WRITTEN EXERCISE | Give the data below again exactly as it stands. Omit the pictures.

'''

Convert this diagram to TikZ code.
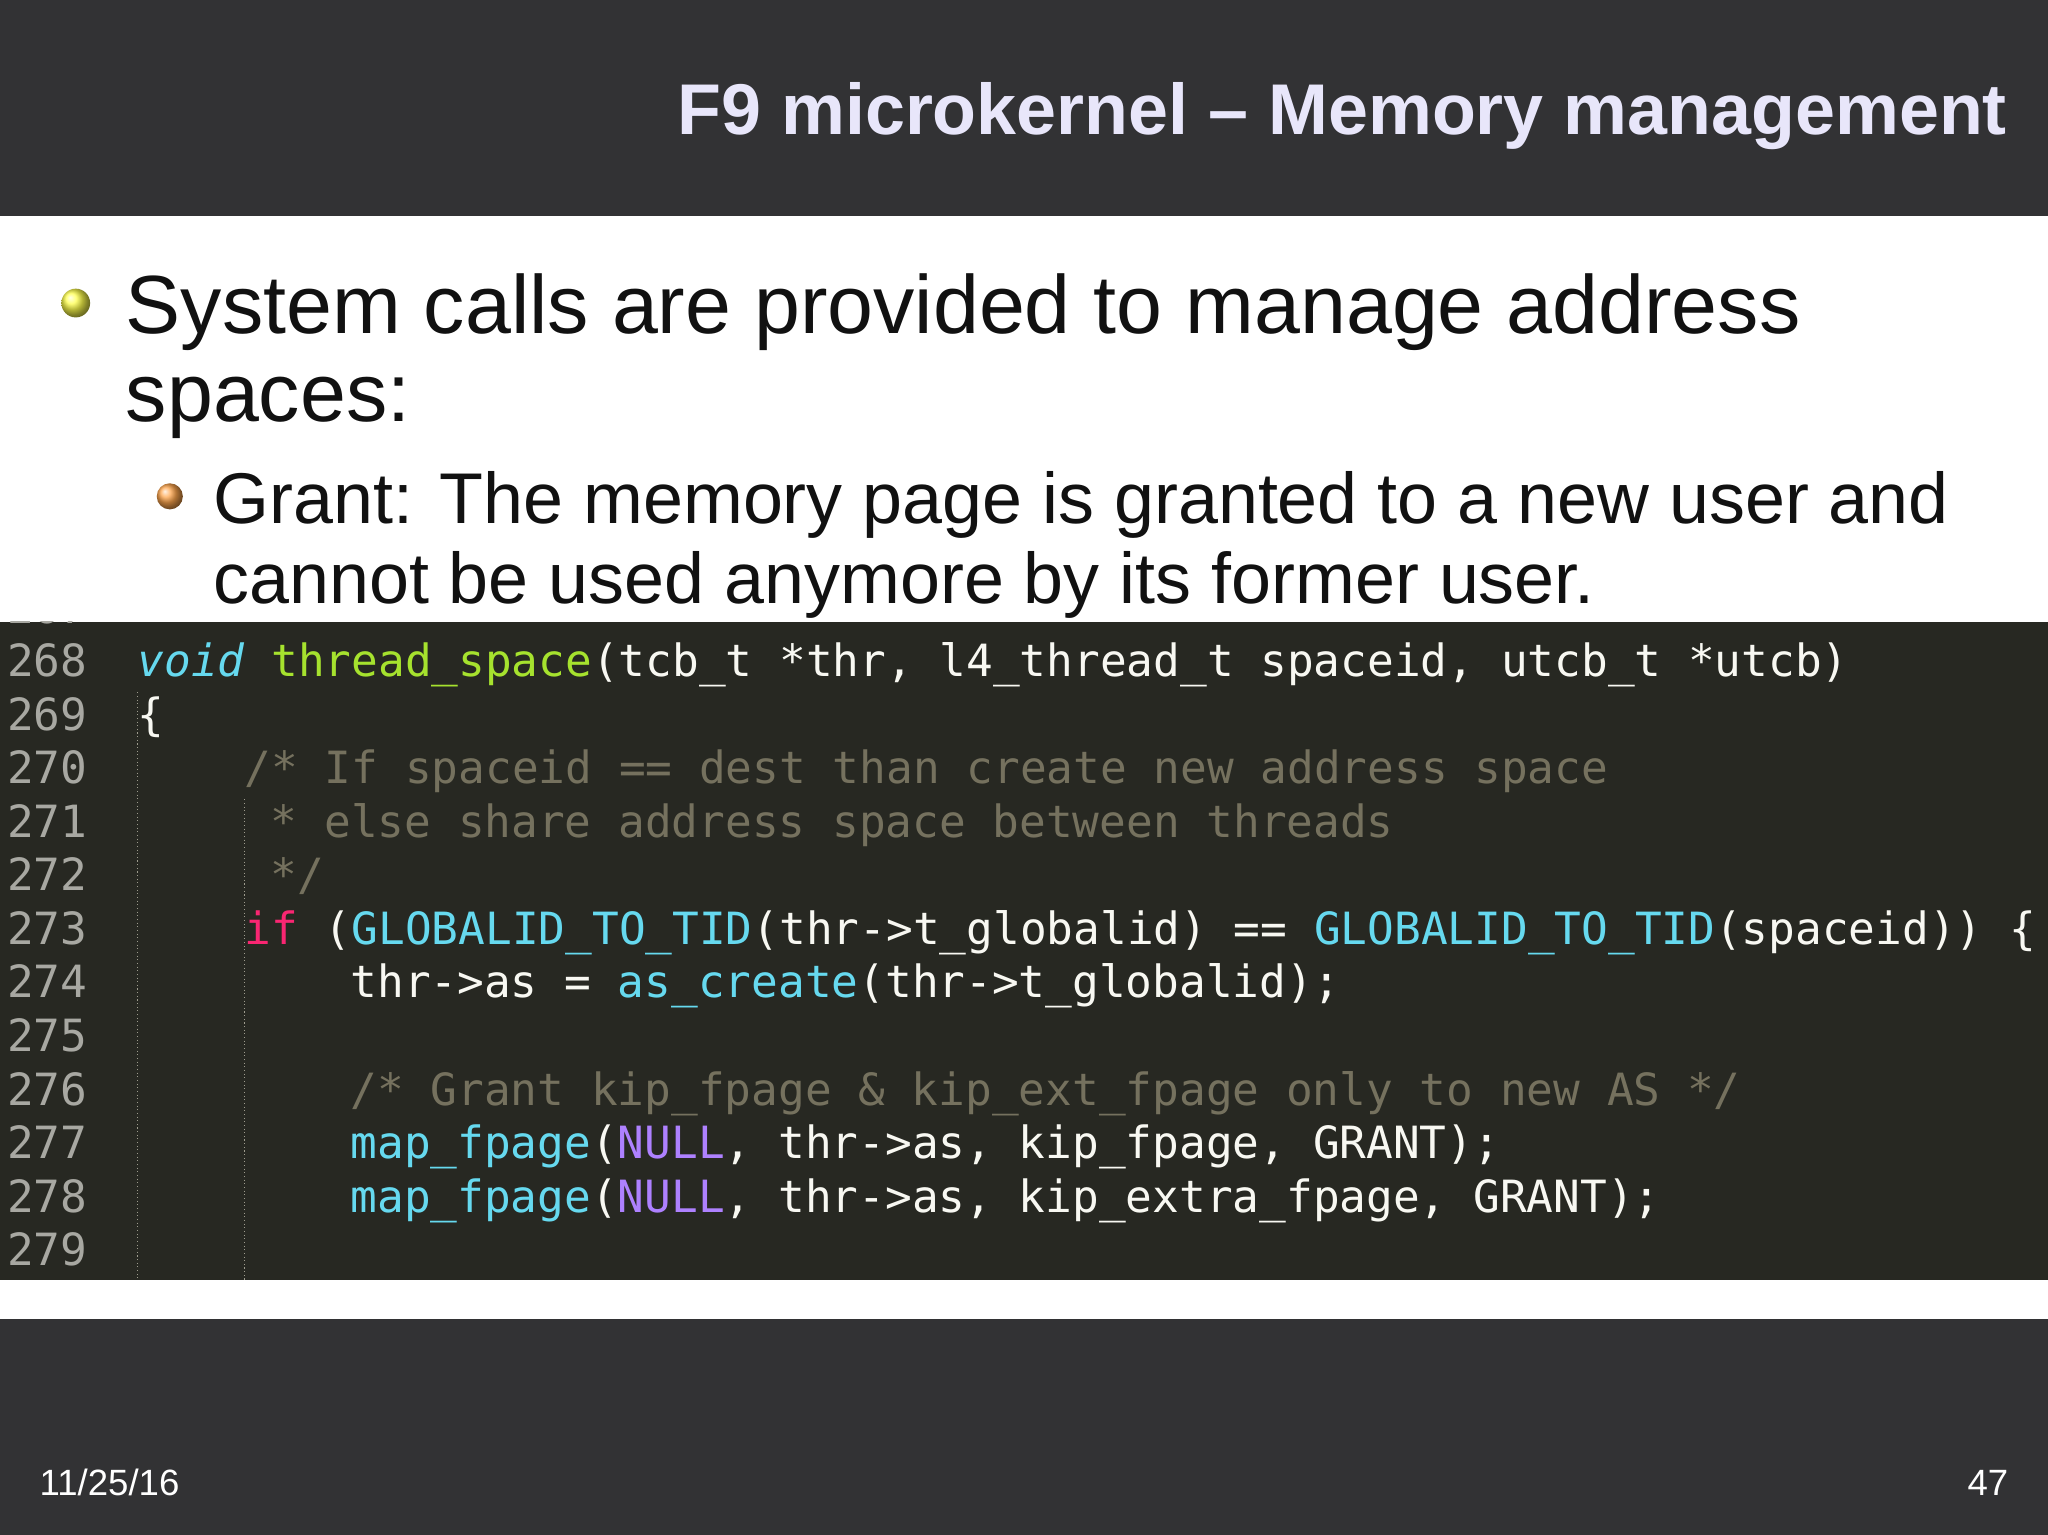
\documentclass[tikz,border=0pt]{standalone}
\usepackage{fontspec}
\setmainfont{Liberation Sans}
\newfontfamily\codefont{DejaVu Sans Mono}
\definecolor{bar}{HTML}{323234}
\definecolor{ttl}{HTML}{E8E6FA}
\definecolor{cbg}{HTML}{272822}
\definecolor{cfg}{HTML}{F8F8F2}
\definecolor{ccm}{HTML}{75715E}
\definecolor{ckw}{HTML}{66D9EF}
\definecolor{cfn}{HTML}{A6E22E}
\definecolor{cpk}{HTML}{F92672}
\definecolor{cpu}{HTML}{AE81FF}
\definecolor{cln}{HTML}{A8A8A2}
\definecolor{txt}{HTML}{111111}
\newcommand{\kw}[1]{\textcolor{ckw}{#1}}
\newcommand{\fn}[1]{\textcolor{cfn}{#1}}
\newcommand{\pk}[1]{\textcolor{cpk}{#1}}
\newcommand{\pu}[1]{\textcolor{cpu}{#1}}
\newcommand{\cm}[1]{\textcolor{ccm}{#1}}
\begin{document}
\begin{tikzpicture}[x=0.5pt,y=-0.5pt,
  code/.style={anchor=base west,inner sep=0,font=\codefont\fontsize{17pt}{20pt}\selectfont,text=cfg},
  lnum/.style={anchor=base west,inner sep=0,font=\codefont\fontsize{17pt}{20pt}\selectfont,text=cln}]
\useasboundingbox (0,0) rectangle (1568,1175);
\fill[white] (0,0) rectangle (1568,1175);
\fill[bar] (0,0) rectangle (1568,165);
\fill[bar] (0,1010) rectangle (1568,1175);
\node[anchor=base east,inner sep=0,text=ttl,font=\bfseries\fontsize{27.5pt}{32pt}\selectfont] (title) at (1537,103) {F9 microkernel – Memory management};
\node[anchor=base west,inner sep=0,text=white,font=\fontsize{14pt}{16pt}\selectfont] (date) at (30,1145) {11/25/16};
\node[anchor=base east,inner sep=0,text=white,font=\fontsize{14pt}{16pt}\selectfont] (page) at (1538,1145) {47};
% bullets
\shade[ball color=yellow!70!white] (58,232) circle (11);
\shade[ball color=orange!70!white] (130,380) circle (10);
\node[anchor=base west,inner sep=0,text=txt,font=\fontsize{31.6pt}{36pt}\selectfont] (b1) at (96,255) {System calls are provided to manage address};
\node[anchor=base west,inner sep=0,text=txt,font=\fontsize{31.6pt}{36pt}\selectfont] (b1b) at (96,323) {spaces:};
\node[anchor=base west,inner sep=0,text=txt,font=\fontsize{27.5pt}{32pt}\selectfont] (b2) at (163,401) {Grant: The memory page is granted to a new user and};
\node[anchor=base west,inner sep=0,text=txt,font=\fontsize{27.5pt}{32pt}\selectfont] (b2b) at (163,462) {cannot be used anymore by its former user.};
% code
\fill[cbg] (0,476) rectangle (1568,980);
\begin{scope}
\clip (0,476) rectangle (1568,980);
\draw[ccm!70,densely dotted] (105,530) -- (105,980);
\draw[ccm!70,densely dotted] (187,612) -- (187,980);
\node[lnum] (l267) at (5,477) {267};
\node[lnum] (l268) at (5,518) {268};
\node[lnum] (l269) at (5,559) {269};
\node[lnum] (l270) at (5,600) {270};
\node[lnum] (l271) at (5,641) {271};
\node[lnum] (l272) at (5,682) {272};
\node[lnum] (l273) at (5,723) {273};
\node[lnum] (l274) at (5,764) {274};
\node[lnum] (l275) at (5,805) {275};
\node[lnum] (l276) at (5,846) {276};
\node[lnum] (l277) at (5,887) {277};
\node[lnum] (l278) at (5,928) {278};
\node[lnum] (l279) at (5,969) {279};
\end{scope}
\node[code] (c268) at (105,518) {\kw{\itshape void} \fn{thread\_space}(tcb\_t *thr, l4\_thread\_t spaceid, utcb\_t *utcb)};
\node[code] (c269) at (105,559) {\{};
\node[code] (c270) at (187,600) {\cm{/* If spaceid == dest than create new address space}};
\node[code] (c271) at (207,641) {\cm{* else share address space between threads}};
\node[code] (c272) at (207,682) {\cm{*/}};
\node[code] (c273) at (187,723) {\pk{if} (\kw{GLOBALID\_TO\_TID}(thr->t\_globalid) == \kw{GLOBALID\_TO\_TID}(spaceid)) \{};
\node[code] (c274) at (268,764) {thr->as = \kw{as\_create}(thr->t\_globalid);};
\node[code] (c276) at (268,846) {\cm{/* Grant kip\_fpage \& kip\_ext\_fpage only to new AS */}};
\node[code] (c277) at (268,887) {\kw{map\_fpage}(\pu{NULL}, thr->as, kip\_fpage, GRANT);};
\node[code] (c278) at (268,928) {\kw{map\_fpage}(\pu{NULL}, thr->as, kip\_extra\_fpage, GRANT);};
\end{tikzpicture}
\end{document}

'''

TASK RESULT |
Convert this diagram to TikZ code.
\documentclass[tikz,border=0pt]{standalone}
\usepackage{fontspec}
\setmainfont{Liberation Sans}
\newfontfamily\codefont{DejaVu Sans Mono}
\definecolor{bar}{HTML}{323234}
\definecolor{ttl}{HTML}{E8E6FA}
\definecolor{cbg}{HTML}{272822}
\definecolor{cfg}{HTML}{F8F8F2}
\definecolor{ccm}{HTML}{75715E}
\definecolor{ckw}{HTML}{66D9EF}
\definecolor{cfn}{HTML}{A6E22E}
\definecolor{cpk}{HTML}{F92672}
\definecolor{cpu}{HTML}{AE81FF}
\definecolor{cln}{HTML}{A8A8A2}
\definecolor{txt}{HTML}{111111}
\newcommand{\kw}[1]{\textcolor{ckw}{#1}}
\newcommand{\fn}[1]{\textcolor{cfn}{#1}}
\newcommand{\pk}[1]{\textcolor{cpk}{#1}}
\newcommand{\pu}[1]{\textcolor{cpu}{#1}}
\newcommand{\cm}[1]{\textcolor{ccm}{#1}}
\begin{document}
\begin{tikzpicture}[x=0.5pt,y=-0.5pt,
  code/.style={anchor=base west,inner sep=0,font=\codefont\fontsize{17pt}{20pt}\selectfont,text=cfg},
  lnum/.style={anchor=base west,inner sep=0,font=\codefont\fontsize{17pt}{20pt}\selectfont,text=cln}]
\useasboundingbox (0,0) rectangle (1568,1175);
\fill[white] (0,0) rectangle (1568,1175);
\fill[bar] (0,0) rectangle (1568,165);
\fill[bar] (0,1010) rectangle (1568,1175);
\node[anchor=base east,inner sep=0,text=ttl,font=\bfseries\fontsize{27.5pt}{32pt}\selectfont] (title) at (1537,103) {F9 microkernel – Memory management};
\node[anchor=base west,inner sep=0,text=white,font=\fontsize{14pt}{16pt}\selectfont] (date) at (30,1145) {11/25/16};
\node[anchor=base east,inner sep=0,text=white,font=\fontsize{14pt}{16pt}\selectfont] (page) at (1538,1145) {47};
% bullets
\shade[ball color=yellow!70!white] (58,232) circle (11);
\shade[ball color=orange!70!white] (130,380) circle (10);
\node[anchor=base west,inner sep=0,text=txt,font=\fontsize{31.6pt}{36pt}\selectfont] (b1) at (96,255) {System calls are provided to manage address};
\node[anchor=base west,inner sep=0,text=txt,font=\fontsize{31.6pt}{36pt}\selectfont] (b1b) at (96,323) {spaces:};
\node[anchor=base west,inner sep=0,text=txt,font=\fontsize{27.5pt}{32pt}\selectfont] (b2) at (163,401) {Grant: The memory page is granted to a new user and};
\node[anchor=base west,inner sep=0,text=txt,font=\fontsize{27.5pt}{32pt}\selectfont] (b2b) at (163,462) {cannot be used anymore by its former user.};
% code
\fill[cbg] (0,476) rectangle (1568,980);
\begin{scope}
\clip (0,476) rectangle (1568,980);
\draw[ccm!70,densely dotted] (105,530) -- (105,980);
\draw[ccm!70,densely dotted] (187,612) -- (187,980);
\node[lnum] (l267) at (5,477) {267};
\node[lnum] (l268) at (5,518) {268};
\node[lnum] (l269) at (5,559) {269};
\node[lnum] (l270) at (5,600) {270};
\node[lnum] (l271) at (5,641) {271};
\node[lnum] (l272) at (5,682) {272};
\node[lnum] (l273) at (5,723) {273};
\node[lnum] (l274) at (5,764) {274};
\node[lnum] (l275) at (5,805) {275};
\node[lnum] (l276) at (5,846) {276};
\node[lnum] (l277) at (5,887) {277};
\node[lnum] (l278) at (5,928) {278};
\node[lnum] (l279) at (5,969) {279};
\end{scope}
\node[code] (c268) at (105,518) {\kw{\itshape void} \fn{thread\_space}(tcb\_t *thr, l4\_thread\_t spaceid, utcb\_t *utcb)};
\node[code] (c269) at (105,559) {\{};
\node[code] (c270) at (187,600) {\cm{/* If spaceid == dest than create new address space}};
\node[code] (c271) at (207,641) {\cm{* else share address space between threads}};
\node[code] (c272) at (207,682) {\cm{*/}};
\node[code] (c273) at (187,723) {\pk{if} (\kw{GLOBALID\_TO\_TID}(thr->t\_globalid) == \kw{GLOBALID\_TO\_TID}(spaceid)) \{};
\node[code] (c274) at (268,764) {thr->as = \kw{as\_create}(thr->t\_globalid);};
\node[code] (c276) at (268,846) {\cm{/* Grant kip\_fpage \& kip\_ext\_fpage only to new AS */}};
\node[code] (c277) at (268,887) {\kw{map\_fpage}(\pu{NULL}, thr->as, kip\_fpage, GRANT);};
\node[code] (c278) at (268,928) {\kw{map\_fpage}(\pu{NULL}, thr->as, kip\_extra\_fpage, GRANT);};
\end{tikzpicture}
\end{document}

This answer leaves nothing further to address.